Kramer Rocket Construction with Right Isosceles Triangles

I had the children draw their favorite triangles. I loved the diversity of triangles created by the children: acute, obtuse, and right triangles; scalene, isosceles and equilateral triangles. I told the Mathletes that my favorite is the isosceles right triangle otherwise known as a 45-45-90 triangle. This triangle is born from drawing a diagonal in a square. With some of the older classes, we discussed the ratio of the congruent (equal) legs and the hypotenuse (the longest side of any right triangle). This ratio is 1:1:root 2. We talked about the baseball diamond which is a 90 foot square and the distance from home plate to second base is 90 multiplied by the square root of 2, or 127 feet 3 3/8 inches.

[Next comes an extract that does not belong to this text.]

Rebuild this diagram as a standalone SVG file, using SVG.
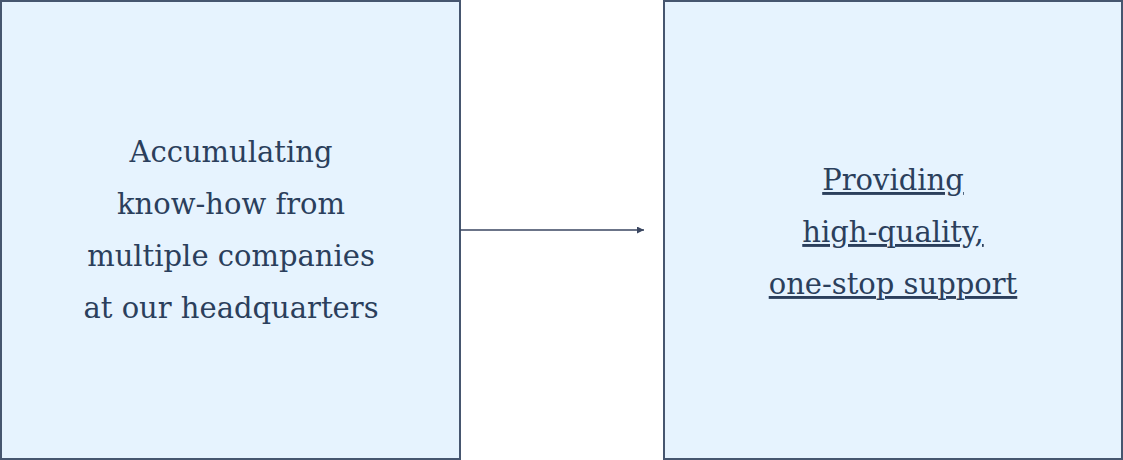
<svg xmlns="http://www.w3.org/2000/svg" width="1123" height="460" viewBox="0 0 1123 460">
<style>
.box{fill:#e6f3fe;stroke:#46566f;stroke-width:2}
.t{font-family:"DejaVu Serif","Liberation Serif",serif;font-size:29px;fill:#2b3f5c;text-anchor:middle}
.u{text-decoration:underline}
.conn{stroke:#3a4660;stroke-width:1.3;fill:none}
</style>
<defs>
<marker id="ah" viewBox="0 0 10 10" refX="10" refY="5" markerWidth="7" markerHeight="7" markerUnits="userSpaceOnUse" orient="auto">
<path d="M0,0 L10,5 L0,10 z" fill="#3a4660"/>
</marker>
</defs>
<g id="node-left">
<rect class="box" x="1" y="1" width="459" height="458"/>
<text class="t" x="231" y="162">Accumulating</text>
<text class="t" x="231" y="214">know-how from</text>
<text class="t" x="231" y="266">multiple companies</text>
<text class="t" x="231" y="318">at our headquarters</text>
</g>
<g id="node-right">
<rect class="box" x="664" y="1" width="458" height="458"/>
<text class="t u" x="893" y="190">Providing</text>
<text class="t u" x="893" y="242">high-quality,</text>
<text class="t u" x="893" y="294">one-stop support</text>
</g>
<g id="connectors">
<line class="conn" x1="460" y1="230" x2="644" y2="230" marker-end="url(#ah)"/>
</g>
</svg>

I asked them if they would like to create their own isosceles right triangles (IRT) and we proceeded to do that with a standard rectangular piece of paper. First we folded an IRT with legs of 8.5 inches long, then four with legs of 4.25 inches, and then three IRTs with legs of 3 inches. The children noticed hexagons, pentagons, parallel folds and perpendicular folds, and beautiful symmetry. I then taught them how to trim their creation which is the paper airplane I created as a ten year old. This plane is designed to be thrown outside and I have found that throwing it vertically will produce the best results. I encouraged the children to throw their airplanes off of high places. Yes, there is a risk of littering if you cannot find the plane. My solution for this inevitable problem is to create an arbitrary ratio of 5:1; that is to pick up five pieces of garbage for every one plane lost. If you feel really guilty about littering, the ratio should be 8:1.

The attached pdf has very specific directions and different facts about the IRT. I also created a video of my hands folding this plane 

https://www.youtube.com/watch?v=SoO0Ejrxdd0&feature=youtu.be

I recommended that the children write their names on their plane and record the distance thrown.